The CPR training in Tampa offers personalized training in smaller groups so the lecturers can focus on each participant. In the course, you will learn how to work as an individual or in a group, and how to efficiently communicate in case of emergency.
In general, at CPR training, you can expect to learn:
- First aid basics
- Adult, Child, and Infant CPR techniques
- Automated External Defibrillator (AED) use
- Choking rescue techniques
- Hands-on practice and scenario-based training
- Teamwork and communication
- Legal and ethical considerations.
It’s important to note that you won’t learn all of the above by signing up for one course. Each course is specific for different CPR methods.
Practice and repetition are key to building a CPR routine and confidence to react fast in critical situations. CPR training centers in Tampa also offer practical exercises on manikins based on real-life scenarios to improve your life-saving skills. This practice can significantly reduce the fear of performing CPR when the moment comes.

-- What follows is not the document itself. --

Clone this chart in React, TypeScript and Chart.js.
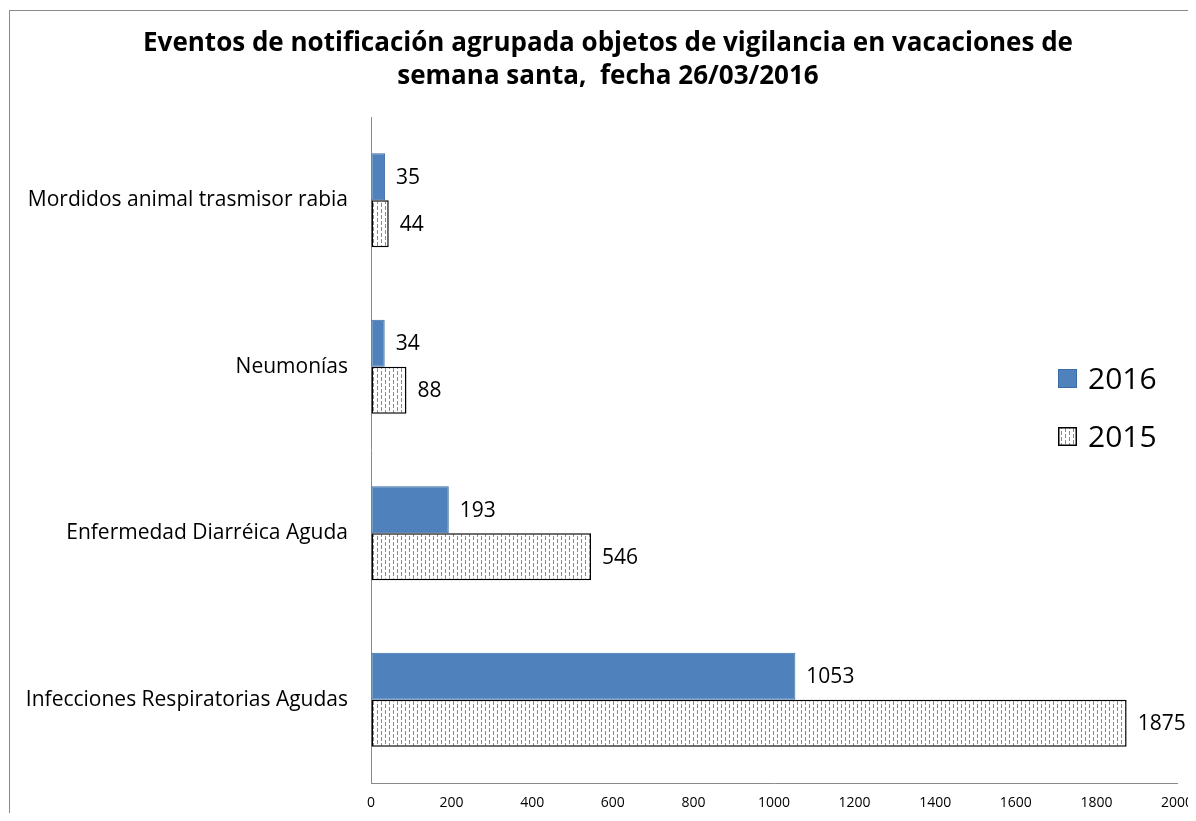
import React, { useEffect, useRef } from "react";
import { Chart, registerables } from "chart.js";

Chart.register(...registerables);

const categories = [
  "Mordidos animal trasmisor rabia",
  "Neumonías",
  "Enfermedad Diarréica Aguda",
  "Infecciones Respiratorias Agudas",
];
const values2016 = [35, 34, 193, 1053];
const values2015 = [44, 88, 546, 1875];
const seriesNames = ["2016", "2015"];
const titleLines = [
  "Eventos de notificación agrupada objetos de vigilancia en vacaciones de",
  "semana santa,  fecha 26/03/2016",
];
const xMax = 2000;
const xStep = 200;

const FONT = "'Open Sans', 'Noto Sans', sans-serif";
const BLUE = "#4F81BD";
const W = 1188;
const H = 805;

function makePattern(): CanvasPattern | string {
  const c = document.createElement("canvas");
  c.width = 8;
  c.height = 6;
  const g = c.getContext("2d");
  if (!g) return "#ffffff";
  g.fillStyle = "#ffffff";
  g.fillRect(0, 0, 8, 6);
  g.fillStyle = "#5f93d6";
  g.fillRect(1, 0, 1, 4);
  g.fillRect(5, 3, 1, 3);
  g.fillRect(5, 0, 1, 1);
  const p = g.createPattern(c, "repeat");
  return p || "#ffffff";
}

export default function App() {
  const ref = useRef<HTMLCanvasElement | null>(null);

  useEffect(() => {
    document.documentElement.style.overflow = "hidden";
    document.body.style.overflow = "hidden";
    if (!ref.current) return;
    const pattern = makePattern();

    const decor = {
      id: "decor",
      beforeDraw(chart: any) {
        const { ctx, width, height } = chart;
        ctx.save();
        ctx.fillStyle = "#ffffff";
        ctx.fillRect(0, 0, width, height);
        ctx.strokeStyle = "#8a8a8a";
        ctx.lineWidth = 1;
        ctx.strokeRect(1.5, 2.5, width + 20, height + 20);
        ctx.restore();
      },
      afterDraw(chart: any) {
        const { ctx } = chart;
        ctx.save();
        // title
        ctx.fillStyle = "#000";
        ctx.font = `bold 26px ${FONT}`;
        ctx.textAlign = "center";
        ctx.textBaseline = "middle";
        ctx.fillText(titleLines[0], 600, 36);
        ctx.fillText(titleLines[1], 600, 69);

        // value labels
        ctx.font = `21px ${FONT}`;
        ctx.textAlign = "left";
        ctx.fillStyle = "#000";
        chart.data.datasets.forEach((ds: any, di: number) => {
          const meta = chart.getDatasetMeta(di);
          meta.data.forEach((el: any, i: number) => {
            ctx.fillText(String(ds.data[i]), el.x + 11, el.y + 1);
          });
        });

        // legend
        const lx = 1050;
        const ly = [370, 428];
        ctx.font = `30px ${FONT}`;
        seriesNames.forEach((name, i) => {
          const y = ly[i];
          if (i === 0) {
            ctx.fillStyle = BLUE;
            ctx.fillRect(lx, y - 9, 19, 19);
            ctx.strokeStyle = "#3c6ca4";
            ctx.lineWidth = 1;
            ctx.strokeRect(lx + 0.5, y - 8.5, 18, 18);
          } else {
            ctx.fillStyle = pattern as any;
            ctx.fillRect(lx, y - 9, 19, 19);
            ctx.strokeStyle = "#000";
            ctx.lineWidth = 1.5;
            ctx.strokeRect(lx + 0.75, y - 8.25, 17.5, 17.5);
          }
          ctx.fillStyle = "#000";
          ctx.textAlign = "left";
          ctx.fillText(name, lx + 30, y + 2);
        });
        ctx.restore();
      },
    };

    const chart = new Chart(ref.current, {
      type: "bar",
      data: {
        labels: categories,
        datasets: [
          {
            label: seriesNames[0],
            data: values2016,
            backgroundColor: BLUE,
            borderColor: "#3c6ca4",
            borderWidth: 1,
            borderSkipped: false,
          },
          {
            label: seriesNames[1],
            data: values2015,
            backgroundColor: pattern as any,
            borderColor: "#000000",
            borderWidth: 1.5,
            borderSkipped: false,
          },
        ],
      },
      options: {
        indexAxis: "y",
        animation: false,
        responsive: false,
        maintainAspectRatio: false,
        events: [],
        datasets: {
          bar: { categoryPercentage: 0.565, barPercentage: 1 },
        },
        layout: { padding: { left: 0, top: 109, right: W - 1169, bottom: 0 } },
        plugins: {
          legend: { display: false },
          title: { display: false },
          tooltip: { enabled: false },
        },
        scales: {
          x: {
            min: 0,
            max: xMax,
            ticks: {
              stepSize: xStep,
              color: "#000",
              font: { family: FONT, size: 14 },
              padding: 12,
              maxRotation: 0,
              callback: (v: any) => String(v),
            },
            grid: { drawOnChartArea: false, drawTicks: false },
            border: { display: true, color: "#8a8a8a", width: 1 },
            afterFit(scale: any) {
              scale.height = 30;
              scale.paddingLeft = 0;
              scale.paddingRight = 0;
            },
          },
          y: {
            ticks: {
              color: "#000",
              font: { family: FONT, size: 21 },
              padding: 23,
            },
            grid: { drawOnChartArea: false, drawTicks: false },
            border: { display: true, color: "#8a8a8a", width: 1 },
            afterFit(scale: any) {
              scale.width = 363;
              scale.paddingTop = 0;
              scale.paddingBottom = 0;
            },
          },
        },
      },
      plugins: [decor],
    });
    return () => chart.destroy();
  }, []);

  return (
    <div style={{ width: W, height: H }}>
      <canvas ref={ref} width={W} height={H} style={{ display: "block" }} />
    </div>
  );
}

Prioritize Immediate Action
Some bystanders postpone the process of CPR because they feel stressed or anxious. The emotional barriers directly affect the fast response from the bystander. Because every second counts, the victim experiencing SCA should get CPR as fast as the bystander can deliver it.
Until the medical professionals arrive, hands-only CPR can maintain regular blood circulation and increase the chances of survival. The immediate response is essential in critical situations, so no matter how hard it sounds, start CPR immediately!
Stay Updated With Latest Info
Even if you’ve successfully completed your CPR training, always try to educate yourself more on the topic and learn new things. Stay updated with the newest research studies and practices crucial when saving lives.
After taking CPR classes in Tampa, you can stay up to date with your education and skills with free refreshers from the Red Cross. These materials include interactive games and quizzes, videos, and learning activities. According to the Red Cross, to retain your skills, you should complete the refreshers every three months during the certification period.
The AHA always has the latest guidelines on CPR practices, which you can access here.
AEDs Can Give Bystanders the Confidence to Help
AEDs should be placed in key spots all over Tampa so bystanders can immediately grab one in an emergency. It’s been proven that AEDs boost confidence since the majority of defibrillators in public spaces are designed to provide step-by-step life-saving instructions. This means that even if you don’t have proper training, you’ll still be able to provide help.
From Fear to Confidence: Overcoming CPR Apprehension in Tampa: Conclusion
Performing CPR is not an easy task, but certainly not the hardest thing to learn. With proper education, you can overcome the most common fears of performing CPR and be an active member of society by saving victims’ lives.
CPR training is key in preparing people to respond fast in critical situations, as well as preparing them mentally to handle the crisis without stressing out and staying calm.
Thankfully, there are ways to combat your fears when it comes to giving first aid. The number-one step is to educate yourself on CPR and AED practices and how effective they are in boosting survival rates. Another thing is to get regular practice so that your confidence will replace your fear when the moment comes. Finally, stay up to date with any news regarding CPR practices in Tampa.
The journey from fear to confidence may not be easy, but it’s all part of the learning process!